[Entries with chart source code]
===

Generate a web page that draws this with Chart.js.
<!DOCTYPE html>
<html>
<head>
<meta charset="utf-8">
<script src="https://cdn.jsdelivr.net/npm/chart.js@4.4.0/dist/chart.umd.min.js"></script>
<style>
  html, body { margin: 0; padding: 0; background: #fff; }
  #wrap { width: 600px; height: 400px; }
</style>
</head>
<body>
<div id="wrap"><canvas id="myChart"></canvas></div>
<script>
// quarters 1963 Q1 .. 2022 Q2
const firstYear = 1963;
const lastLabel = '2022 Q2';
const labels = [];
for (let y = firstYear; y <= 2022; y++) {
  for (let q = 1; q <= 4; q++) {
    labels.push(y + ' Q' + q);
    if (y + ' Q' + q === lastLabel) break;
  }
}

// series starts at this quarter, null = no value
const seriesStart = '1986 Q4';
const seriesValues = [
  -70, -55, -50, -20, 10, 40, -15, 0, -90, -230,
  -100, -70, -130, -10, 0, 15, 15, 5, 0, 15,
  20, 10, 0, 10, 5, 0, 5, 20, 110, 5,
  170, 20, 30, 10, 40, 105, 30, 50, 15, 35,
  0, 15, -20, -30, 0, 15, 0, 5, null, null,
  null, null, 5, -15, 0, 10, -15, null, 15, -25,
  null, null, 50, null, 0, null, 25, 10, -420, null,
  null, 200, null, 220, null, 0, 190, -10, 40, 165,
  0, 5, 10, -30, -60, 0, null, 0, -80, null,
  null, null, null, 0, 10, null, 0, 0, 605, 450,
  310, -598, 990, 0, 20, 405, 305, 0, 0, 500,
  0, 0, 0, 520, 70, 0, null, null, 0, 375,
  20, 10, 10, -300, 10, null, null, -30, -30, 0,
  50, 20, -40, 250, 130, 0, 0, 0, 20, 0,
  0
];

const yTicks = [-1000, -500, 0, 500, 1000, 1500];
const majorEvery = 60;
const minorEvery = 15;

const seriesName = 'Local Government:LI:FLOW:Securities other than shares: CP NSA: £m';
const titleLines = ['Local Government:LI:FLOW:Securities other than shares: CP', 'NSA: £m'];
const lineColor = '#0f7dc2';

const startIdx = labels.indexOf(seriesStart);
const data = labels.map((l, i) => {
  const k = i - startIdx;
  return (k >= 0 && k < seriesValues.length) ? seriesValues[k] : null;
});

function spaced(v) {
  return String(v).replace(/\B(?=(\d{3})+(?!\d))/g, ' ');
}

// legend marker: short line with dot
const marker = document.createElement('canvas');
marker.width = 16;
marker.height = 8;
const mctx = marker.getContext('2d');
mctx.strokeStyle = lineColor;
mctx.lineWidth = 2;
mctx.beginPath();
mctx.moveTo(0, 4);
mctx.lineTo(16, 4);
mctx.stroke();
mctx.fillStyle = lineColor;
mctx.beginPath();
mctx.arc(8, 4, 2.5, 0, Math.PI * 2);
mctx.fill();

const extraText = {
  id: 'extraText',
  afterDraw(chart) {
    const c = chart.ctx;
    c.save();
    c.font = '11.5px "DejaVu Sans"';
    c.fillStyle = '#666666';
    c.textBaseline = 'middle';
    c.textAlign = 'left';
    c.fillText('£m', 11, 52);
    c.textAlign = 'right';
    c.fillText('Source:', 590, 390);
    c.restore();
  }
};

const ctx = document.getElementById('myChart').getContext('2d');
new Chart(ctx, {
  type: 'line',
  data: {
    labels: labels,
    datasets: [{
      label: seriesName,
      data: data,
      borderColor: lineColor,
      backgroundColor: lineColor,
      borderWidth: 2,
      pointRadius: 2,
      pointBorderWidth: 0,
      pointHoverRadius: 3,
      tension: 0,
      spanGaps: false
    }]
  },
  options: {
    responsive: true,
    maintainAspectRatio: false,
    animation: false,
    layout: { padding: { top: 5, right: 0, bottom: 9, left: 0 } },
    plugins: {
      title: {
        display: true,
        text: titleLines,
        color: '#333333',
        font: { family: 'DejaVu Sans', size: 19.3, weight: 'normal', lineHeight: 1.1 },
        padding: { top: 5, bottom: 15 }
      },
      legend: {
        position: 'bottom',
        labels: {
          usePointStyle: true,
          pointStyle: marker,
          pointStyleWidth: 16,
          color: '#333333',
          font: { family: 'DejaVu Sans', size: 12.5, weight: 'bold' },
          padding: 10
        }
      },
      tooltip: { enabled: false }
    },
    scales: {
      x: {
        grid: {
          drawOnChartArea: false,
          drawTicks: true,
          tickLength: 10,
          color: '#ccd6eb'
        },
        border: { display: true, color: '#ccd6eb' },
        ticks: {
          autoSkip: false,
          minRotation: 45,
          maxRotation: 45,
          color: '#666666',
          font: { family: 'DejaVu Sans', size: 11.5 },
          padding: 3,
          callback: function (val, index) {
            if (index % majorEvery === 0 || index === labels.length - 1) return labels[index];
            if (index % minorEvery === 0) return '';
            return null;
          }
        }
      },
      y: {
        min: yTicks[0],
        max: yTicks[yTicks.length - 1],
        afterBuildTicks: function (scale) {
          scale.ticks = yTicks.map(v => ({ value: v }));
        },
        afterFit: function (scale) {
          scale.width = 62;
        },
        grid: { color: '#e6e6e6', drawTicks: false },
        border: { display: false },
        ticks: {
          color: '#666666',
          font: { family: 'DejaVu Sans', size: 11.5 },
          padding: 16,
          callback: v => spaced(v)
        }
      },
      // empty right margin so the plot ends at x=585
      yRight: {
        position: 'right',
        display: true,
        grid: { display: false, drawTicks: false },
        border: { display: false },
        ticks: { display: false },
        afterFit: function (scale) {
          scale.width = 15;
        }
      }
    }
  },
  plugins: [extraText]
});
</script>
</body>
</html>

===

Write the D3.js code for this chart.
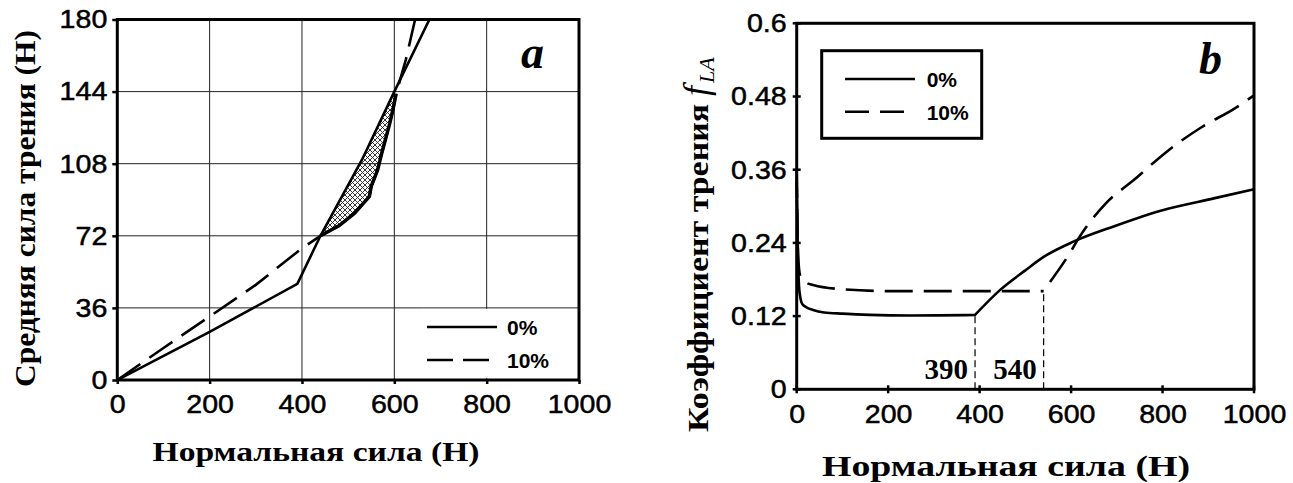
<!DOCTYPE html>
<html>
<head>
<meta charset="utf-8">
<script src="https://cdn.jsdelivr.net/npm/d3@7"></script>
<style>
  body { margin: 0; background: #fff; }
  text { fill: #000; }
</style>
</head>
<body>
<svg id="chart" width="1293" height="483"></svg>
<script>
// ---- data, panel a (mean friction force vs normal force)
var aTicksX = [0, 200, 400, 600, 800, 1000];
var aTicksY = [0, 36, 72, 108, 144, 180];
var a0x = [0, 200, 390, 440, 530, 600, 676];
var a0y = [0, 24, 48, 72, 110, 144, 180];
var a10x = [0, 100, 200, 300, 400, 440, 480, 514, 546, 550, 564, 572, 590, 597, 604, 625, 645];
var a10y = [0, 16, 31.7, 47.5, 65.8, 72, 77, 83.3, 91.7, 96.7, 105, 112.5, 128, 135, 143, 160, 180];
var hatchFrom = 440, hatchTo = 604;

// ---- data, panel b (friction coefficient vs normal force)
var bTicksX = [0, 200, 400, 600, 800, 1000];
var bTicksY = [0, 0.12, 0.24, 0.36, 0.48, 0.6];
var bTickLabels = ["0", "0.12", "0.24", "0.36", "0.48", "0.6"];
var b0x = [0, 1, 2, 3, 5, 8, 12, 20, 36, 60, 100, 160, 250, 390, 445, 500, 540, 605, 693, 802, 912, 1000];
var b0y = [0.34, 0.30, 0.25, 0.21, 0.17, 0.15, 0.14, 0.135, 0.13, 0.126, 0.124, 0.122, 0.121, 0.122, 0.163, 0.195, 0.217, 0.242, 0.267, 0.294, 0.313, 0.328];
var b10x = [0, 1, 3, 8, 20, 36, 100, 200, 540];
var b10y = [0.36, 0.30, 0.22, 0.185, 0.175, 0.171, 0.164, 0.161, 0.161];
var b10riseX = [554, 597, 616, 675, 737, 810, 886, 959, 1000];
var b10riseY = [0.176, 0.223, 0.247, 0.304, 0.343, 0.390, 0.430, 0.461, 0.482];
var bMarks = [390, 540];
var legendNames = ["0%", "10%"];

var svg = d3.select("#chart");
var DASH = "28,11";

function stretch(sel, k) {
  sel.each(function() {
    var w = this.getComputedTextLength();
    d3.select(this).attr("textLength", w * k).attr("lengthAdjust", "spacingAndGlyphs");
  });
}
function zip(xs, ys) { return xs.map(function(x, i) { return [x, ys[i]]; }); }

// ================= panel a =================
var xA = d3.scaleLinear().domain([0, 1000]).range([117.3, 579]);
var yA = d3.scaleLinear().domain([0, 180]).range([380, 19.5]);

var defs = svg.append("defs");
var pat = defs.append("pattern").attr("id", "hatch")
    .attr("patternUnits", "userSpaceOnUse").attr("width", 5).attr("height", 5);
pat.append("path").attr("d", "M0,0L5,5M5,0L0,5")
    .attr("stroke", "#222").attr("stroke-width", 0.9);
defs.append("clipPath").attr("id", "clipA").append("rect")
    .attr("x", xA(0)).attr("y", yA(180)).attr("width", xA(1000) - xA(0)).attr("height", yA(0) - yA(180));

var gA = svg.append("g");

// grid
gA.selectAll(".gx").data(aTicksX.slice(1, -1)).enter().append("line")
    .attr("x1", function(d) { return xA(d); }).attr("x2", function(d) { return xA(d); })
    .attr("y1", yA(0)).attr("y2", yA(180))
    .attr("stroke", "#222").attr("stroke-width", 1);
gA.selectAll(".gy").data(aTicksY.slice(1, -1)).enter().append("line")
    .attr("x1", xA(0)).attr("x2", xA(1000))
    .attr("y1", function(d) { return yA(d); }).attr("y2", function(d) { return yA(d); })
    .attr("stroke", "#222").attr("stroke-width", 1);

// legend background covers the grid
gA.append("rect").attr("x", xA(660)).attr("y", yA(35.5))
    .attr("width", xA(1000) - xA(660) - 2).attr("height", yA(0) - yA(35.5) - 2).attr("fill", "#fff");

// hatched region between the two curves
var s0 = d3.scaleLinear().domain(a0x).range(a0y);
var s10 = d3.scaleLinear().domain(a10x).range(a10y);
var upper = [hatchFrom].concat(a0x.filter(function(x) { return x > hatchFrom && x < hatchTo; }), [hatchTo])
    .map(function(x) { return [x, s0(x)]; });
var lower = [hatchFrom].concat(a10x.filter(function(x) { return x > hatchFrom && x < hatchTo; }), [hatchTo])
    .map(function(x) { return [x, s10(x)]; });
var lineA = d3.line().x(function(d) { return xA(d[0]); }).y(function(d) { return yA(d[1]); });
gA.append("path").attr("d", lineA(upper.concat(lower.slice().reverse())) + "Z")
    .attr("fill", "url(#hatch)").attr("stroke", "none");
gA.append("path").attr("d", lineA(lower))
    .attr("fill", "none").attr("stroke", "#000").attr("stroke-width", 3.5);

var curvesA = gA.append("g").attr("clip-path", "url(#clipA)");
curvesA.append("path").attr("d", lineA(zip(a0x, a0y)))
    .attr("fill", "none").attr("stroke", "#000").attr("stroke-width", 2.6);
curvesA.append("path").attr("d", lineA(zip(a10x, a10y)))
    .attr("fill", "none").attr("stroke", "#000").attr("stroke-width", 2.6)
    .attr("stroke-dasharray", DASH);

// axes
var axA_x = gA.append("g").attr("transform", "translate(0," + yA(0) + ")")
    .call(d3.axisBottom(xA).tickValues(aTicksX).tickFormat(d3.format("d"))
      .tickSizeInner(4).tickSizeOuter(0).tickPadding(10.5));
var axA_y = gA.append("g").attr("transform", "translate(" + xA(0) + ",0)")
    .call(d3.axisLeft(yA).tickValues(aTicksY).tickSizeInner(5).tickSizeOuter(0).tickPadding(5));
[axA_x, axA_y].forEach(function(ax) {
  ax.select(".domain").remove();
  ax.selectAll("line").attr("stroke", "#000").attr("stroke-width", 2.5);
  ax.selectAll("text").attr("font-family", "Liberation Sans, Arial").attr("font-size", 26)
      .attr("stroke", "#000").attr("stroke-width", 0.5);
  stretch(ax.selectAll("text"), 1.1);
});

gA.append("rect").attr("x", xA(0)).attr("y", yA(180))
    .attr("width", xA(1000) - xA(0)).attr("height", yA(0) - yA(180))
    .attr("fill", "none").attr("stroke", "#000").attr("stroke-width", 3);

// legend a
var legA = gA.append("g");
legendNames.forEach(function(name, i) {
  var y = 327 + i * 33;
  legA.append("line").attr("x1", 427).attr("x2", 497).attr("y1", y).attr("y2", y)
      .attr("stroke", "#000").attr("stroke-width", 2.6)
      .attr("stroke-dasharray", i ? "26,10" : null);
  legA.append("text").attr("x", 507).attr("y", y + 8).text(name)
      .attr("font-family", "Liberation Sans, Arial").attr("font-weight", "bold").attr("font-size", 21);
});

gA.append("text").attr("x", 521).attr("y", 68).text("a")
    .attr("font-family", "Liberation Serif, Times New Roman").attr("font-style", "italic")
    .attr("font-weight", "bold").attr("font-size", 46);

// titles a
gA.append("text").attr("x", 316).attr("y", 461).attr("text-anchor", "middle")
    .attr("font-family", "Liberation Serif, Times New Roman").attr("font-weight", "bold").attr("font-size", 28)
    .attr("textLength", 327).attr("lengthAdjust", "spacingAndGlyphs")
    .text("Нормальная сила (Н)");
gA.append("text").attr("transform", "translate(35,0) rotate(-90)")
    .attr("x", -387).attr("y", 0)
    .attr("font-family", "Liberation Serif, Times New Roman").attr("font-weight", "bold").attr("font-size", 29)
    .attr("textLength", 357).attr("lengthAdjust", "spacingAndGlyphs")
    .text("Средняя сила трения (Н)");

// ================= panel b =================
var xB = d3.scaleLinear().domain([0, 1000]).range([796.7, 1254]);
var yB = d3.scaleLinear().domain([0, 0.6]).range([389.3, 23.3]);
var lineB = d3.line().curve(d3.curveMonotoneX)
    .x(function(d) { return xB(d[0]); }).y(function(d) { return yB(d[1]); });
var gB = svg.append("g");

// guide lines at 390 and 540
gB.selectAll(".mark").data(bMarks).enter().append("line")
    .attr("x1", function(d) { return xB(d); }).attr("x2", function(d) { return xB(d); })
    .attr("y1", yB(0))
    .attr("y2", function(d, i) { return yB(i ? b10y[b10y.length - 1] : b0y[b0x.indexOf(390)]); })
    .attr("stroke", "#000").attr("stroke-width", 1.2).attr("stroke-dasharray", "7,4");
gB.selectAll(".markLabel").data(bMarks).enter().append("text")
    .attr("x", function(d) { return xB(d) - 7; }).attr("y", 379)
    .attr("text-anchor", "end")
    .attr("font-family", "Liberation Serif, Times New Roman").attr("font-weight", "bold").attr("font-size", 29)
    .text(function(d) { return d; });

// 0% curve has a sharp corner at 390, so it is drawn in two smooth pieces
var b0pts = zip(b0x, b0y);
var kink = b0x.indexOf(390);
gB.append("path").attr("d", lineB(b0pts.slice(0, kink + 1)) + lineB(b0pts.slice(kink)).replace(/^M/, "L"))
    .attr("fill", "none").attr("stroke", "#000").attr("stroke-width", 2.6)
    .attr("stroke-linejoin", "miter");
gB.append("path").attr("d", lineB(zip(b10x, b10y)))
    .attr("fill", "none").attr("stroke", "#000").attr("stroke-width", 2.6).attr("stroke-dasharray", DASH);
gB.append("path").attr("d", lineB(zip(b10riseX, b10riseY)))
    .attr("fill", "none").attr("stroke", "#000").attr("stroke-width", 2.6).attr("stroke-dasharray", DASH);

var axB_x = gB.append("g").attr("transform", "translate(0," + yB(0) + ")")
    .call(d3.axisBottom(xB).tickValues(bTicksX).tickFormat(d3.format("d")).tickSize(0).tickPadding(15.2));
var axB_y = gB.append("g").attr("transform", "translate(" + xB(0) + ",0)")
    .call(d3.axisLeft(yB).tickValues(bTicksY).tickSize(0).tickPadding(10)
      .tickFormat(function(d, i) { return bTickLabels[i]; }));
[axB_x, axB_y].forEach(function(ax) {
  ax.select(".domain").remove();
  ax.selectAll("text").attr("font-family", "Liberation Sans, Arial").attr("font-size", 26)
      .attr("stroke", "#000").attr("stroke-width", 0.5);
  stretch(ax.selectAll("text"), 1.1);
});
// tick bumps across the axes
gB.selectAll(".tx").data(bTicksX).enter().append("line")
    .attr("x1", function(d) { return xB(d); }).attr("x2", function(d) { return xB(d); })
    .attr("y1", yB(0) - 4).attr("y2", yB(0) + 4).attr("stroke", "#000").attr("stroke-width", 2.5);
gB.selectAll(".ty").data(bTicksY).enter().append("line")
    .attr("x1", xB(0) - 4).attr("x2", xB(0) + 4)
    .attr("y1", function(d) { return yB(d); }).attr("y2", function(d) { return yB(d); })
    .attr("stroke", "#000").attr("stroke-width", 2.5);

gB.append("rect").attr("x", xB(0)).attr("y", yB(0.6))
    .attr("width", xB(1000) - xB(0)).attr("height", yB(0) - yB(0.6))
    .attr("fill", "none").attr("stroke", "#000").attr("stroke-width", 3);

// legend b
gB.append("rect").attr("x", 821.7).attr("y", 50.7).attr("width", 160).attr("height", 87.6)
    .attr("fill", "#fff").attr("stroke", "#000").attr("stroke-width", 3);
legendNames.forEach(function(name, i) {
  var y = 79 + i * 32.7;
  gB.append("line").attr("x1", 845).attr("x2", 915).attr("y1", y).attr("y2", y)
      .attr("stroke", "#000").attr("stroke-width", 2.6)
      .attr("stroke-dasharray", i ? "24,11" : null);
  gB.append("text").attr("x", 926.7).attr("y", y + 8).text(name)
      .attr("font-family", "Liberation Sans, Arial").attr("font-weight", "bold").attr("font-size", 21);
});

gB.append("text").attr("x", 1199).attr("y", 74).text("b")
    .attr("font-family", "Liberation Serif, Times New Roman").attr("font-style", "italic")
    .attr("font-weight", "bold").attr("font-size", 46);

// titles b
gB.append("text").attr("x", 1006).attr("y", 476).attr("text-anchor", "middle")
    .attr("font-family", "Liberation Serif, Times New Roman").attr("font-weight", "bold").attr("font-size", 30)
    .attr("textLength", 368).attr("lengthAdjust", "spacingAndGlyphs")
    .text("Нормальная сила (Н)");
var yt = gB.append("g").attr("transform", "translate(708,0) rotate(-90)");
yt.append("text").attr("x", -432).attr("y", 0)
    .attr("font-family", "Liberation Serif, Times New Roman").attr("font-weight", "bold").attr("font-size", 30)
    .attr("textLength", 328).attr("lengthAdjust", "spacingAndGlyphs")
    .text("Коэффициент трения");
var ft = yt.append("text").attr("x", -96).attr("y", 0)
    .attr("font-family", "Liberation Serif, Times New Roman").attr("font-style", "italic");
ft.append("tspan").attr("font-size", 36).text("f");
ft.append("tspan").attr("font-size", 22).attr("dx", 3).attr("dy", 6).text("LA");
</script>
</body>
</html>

===

Extract, without any images, the part of the material above that opens with the line containing "Write the D3.js code for this chart." and closes with the line containing "var hatchFrom = 440, hatchTo = 604;", both lines included.

Write the D3.js code for this chart.
<!DOCTYPE html>
<html>
<head>
<meta charset="utf-8">
<script src="https://cdn.jsdelivr.net/npm/d3@7"></script>
<style>
  body { margin: 0; background: #fff; }
  text { fill: #000; }
</style>
</head>
<body>
<svg id="chart" width="1293" height="483"></svg>
<script>
// ---- data, panel a (mean friction force vs normal force)
var aTicksX = [0, 200, 400, 600, 800, 1000];
var aTicksY = [0, 36, 72, 108, 144, 180];
var a0x = [0, 200, 390, 440, 530, 600, 676];
var a0y = [0, 24, 48, 72, 110, 144, 180];
var a10x = [0, 100, 200, 300, 400, 440, 480, 514, 546, 550, 564, 572, 590, 597, 604, 625, 645];
var a10y = [0, 16, 31.7, 47.5, 65.8, 72, 77, 83.3, 91.7, 96.7, 105, 112.5, 128, 135, 143, 160, 180];
var hatchFrom = 440, hatchTo = 604;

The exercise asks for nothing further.